**Work instructions:** Look below. Copy each line that has "this" in it.

**Supplied records:**

╭──

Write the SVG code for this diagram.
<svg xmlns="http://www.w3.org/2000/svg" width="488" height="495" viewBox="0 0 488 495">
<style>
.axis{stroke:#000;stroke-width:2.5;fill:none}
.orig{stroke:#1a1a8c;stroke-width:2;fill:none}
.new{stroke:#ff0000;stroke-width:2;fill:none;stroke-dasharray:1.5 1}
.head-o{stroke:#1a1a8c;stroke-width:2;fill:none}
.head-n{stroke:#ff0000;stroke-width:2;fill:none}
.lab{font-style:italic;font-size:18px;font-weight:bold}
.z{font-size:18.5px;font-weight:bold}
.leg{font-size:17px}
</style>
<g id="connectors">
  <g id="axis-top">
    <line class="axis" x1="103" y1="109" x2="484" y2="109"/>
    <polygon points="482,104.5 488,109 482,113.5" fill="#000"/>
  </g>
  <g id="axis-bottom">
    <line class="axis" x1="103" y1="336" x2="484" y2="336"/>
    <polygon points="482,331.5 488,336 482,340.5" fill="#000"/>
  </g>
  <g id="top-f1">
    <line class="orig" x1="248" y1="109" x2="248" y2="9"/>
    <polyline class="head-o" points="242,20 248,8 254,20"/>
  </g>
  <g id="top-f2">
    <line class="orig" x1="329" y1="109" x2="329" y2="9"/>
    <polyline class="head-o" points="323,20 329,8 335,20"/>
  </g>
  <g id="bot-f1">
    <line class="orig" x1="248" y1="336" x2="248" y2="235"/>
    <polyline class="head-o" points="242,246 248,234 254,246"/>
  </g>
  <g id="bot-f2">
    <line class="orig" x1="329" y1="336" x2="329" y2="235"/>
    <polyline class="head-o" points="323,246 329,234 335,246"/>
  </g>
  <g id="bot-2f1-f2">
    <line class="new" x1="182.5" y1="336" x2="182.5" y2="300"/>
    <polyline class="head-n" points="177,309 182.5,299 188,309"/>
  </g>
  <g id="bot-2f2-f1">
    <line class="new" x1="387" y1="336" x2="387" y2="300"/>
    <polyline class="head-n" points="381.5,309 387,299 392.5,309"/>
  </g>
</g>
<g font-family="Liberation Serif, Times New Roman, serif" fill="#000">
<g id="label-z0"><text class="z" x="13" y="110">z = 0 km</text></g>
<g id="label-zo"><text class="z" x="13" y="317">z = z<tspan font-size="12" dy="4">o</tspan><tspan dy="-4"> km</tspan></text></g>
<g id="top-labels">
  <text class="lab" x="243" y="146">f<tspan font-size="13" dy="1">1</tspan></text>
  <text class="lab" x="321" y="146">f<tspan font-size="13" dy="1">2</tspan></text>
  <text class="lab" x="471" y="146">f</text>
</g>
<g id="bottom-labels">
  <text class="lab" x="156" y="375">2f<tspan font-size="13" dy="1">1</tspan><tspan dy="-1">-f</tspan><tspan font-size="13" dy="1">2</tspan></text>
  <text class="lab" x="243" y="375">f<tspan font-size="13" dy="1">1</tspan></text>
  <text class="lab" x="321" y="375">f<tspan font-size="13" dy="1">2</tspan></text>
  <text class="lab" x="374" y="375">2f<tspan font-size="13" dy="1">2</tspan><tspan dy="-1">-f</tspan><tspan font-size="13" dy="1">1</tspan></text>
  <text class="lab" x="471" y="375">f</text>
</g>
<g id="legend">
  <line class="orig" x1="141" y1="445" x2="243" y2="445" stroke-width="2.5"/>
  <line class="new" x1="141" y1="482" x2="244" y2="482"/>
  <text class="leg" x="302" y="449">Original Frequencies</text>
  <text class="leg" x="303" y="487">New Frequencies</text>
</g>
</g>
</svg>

╰──
╭──

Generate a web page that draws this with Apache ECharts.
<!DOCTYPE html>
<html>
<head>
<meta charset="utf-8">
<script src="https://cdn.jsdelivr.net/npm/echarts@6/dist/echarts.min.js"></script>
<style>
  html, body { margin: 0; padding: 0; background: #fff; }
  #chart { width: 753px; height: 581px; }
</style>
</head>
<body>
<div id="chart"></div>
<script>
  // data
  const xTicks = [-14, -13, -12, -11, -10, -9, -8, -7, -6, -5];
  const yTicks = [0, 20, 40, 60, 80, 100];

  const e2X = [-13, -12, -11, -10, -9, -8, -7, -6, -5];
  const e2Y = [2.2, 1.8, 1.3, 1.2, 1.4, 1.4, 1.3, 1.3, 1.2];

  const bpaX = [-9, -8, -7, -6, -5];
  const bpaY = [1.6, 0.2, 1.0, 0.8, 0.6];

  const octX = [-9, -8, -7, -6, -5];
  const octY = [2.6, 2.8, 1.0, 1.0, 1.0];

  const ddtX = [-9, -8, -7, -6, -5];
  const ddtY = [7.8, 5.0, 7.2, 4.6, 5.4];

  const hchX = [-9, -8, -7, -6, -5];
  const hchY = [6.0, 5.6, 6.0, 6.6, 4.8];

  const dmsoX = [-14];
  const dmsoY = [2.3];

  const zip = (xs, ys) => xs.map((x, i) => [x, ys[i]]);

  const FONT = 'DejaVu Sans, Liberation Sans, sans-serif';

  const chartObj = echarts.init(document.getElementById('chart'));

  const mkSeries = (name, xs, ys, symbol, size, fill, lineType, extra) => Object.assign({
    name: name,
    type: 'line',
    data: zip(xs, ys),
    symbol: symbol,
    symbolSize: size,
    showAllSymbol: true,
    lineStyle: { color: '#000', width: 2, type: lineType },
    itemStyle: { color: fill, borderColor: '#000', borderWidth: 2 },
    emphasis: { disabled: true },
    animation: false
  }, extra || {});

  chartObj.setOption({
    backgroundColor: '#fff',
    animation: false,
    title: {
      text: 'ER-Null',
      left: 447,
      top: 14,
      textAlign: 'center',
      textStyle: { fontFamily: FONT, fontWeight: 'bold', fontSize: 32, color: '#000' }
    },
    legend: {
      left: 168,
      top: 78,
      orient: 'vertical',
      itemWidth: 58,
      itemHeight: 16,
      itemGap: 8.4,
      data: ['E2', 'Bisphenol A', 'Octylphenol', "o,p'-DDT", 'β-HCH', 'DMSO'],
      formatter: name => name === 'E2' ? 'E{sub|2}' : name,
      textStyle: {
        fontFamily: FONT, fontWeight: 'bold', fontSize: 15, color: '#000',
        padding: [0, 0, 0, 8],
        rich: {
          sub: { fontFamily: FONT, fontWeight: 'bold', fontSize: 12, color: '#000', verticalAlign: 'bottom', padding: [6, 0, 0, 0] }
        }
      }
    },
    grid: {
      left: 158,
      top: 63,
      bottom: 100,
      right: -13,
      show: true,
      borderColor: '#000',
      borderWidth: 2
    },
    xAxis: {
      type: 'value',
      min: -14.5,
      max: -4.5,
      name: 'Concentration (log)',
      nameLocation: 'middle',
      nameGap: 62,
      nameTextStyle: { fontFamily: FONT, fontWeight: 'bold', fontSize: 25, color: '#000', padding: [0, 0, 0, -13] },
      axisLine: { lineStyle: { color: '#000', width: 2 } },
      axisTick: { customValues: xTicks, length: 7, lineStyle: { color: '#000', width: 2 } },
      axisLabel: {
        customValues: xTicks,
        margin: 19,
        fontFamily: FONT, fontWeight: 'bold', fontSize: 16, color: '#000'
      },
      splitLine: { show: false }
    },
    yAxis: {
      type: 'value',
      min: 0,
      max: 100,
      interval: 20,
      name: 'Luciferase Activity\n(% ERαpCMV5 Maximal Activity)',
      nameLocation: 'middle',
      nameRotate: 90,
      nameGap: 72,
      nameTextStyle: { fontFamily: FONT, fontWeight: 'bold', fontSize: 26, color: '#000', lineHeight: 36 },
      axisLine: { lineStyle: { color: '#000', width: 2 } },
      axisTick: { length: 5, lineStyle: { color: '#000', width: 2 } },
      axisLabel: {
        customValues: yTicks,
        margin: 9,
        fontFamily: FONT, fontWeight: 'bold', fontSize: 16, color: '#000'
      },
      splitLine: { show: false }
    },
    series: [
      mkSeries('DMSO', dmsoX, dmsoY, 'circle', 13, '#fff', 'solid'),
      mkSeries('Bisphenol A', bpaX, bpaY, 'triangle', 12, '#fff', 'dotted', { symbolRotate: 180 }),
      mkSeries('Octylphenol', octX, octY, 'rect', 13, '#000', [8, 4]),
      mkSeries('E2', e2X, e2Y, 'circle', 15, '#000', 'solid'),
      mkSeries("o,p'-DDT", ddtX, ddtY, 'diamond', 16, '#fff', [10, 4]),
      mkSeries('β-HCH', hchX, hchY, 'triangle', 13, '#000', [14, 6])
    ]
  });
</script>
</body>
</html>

╰──

**Solved problem:**
Write the SVG code for this diagram.
Generate a web page that draws this with Apache ECharts.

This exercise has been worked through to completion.